I'll attempt to address some of those here so that you can plan for them in your own adaptation.

Role Change

Tags are not immutable, so it's entirely possible to change the Role tag on an instance to something else. I'd simply advise against this as the results would be unpredictable at best, and likely dramatic, as Puppet attempted to deal with the differences in state.

If you really need to change one machine of role A to role B then you're better off completely terminating one of A and creating a new B to replace it.

Stateful Services

It's the stable, stateful services which allow the stateless application code to be scaled up to the compute power it needs. Unfortunately, most stateful services abhor a fluctuating infrastructure and many even need stable and unique server IDs to properly operate as members of a cluster.

The first thing I would ask myself is: do I really need to run this? If AWS provide an equivalent service, the answer should generally be "No". For instance, unless you really need to, don't run your own PostgreSQL. Use RDS and let AWS manage it.

If you still need to run your own, you should carefully evaluate the suitability of said service for operating in such a setup. I've successfully run Zookeeper and Kafka within this setup despite both services needing persistence and unique server IDs, but that's because both have some level of automated failover management available to them, and I was able to use the EC2 instance IDs as the unique server IDs (tip: if you're after a decimal ID, you can convert the i-######## hexadecimal number to decimal and use that so long as being non-sequential is OK).

Also remember that EBS volumes don't necessarily need to come and go with their EC2 instances.
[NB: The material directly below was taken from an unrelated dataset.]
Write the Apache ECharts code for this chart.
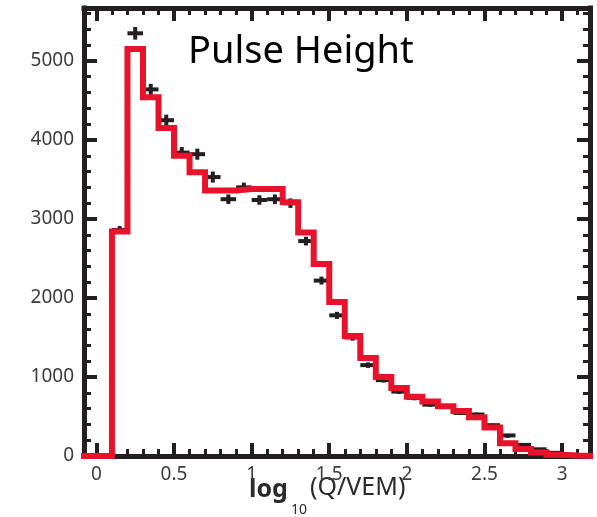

A tagged set of N volumes can be managed separately from a cluster of N instances and as each instance comes to life a script could claim an unused volume. Volumes which aren't deleted on instance termination are released, so that when the replacement instance comes to life the volume and all of its data is reclaimed.

Certificate Signing

This is highly specific to Puppet, but normally you must sign a certificate from a new machine. If you're operating an infrastructure which has machines being frequently created and destroyed then this is going to become a headache.

Puppet lets you configure Autosigning to take care of this. This can be as simple as automatically signing all certificates and, while risky, so long as your network is secure and your application not too sensitive might be perfectly applicable.

Similar to External Node Classifiers, you can also specify an executable which can make a call on whether a certificate should be signed based on whatever conditions you wish. At the very least, you'd want to verify that the instance ID is one that belongs to your account.

Monitoring, Logging, Debugging

We take predictable hostnames for granted when it comes to this; allowing you to quickly identify (and connect to) problematic or interesting hosts by using a portion of its hostname. In discarding this hostname management, you'll need to find alternatives or risk reduced visibility and productivity.

The possibilities here are going to greatly depend on your own setup, but things to consider are ensuring each log and metric is tagged with the role and instance ID, and, if necessary, coming up with tooling that allows you to quickly SSH to a machine based on this. Remember: the EC2 API is there to make your life easier, if you find you spend a lot of time in the AWS console try to wean yourself off it in favour of using the APIs.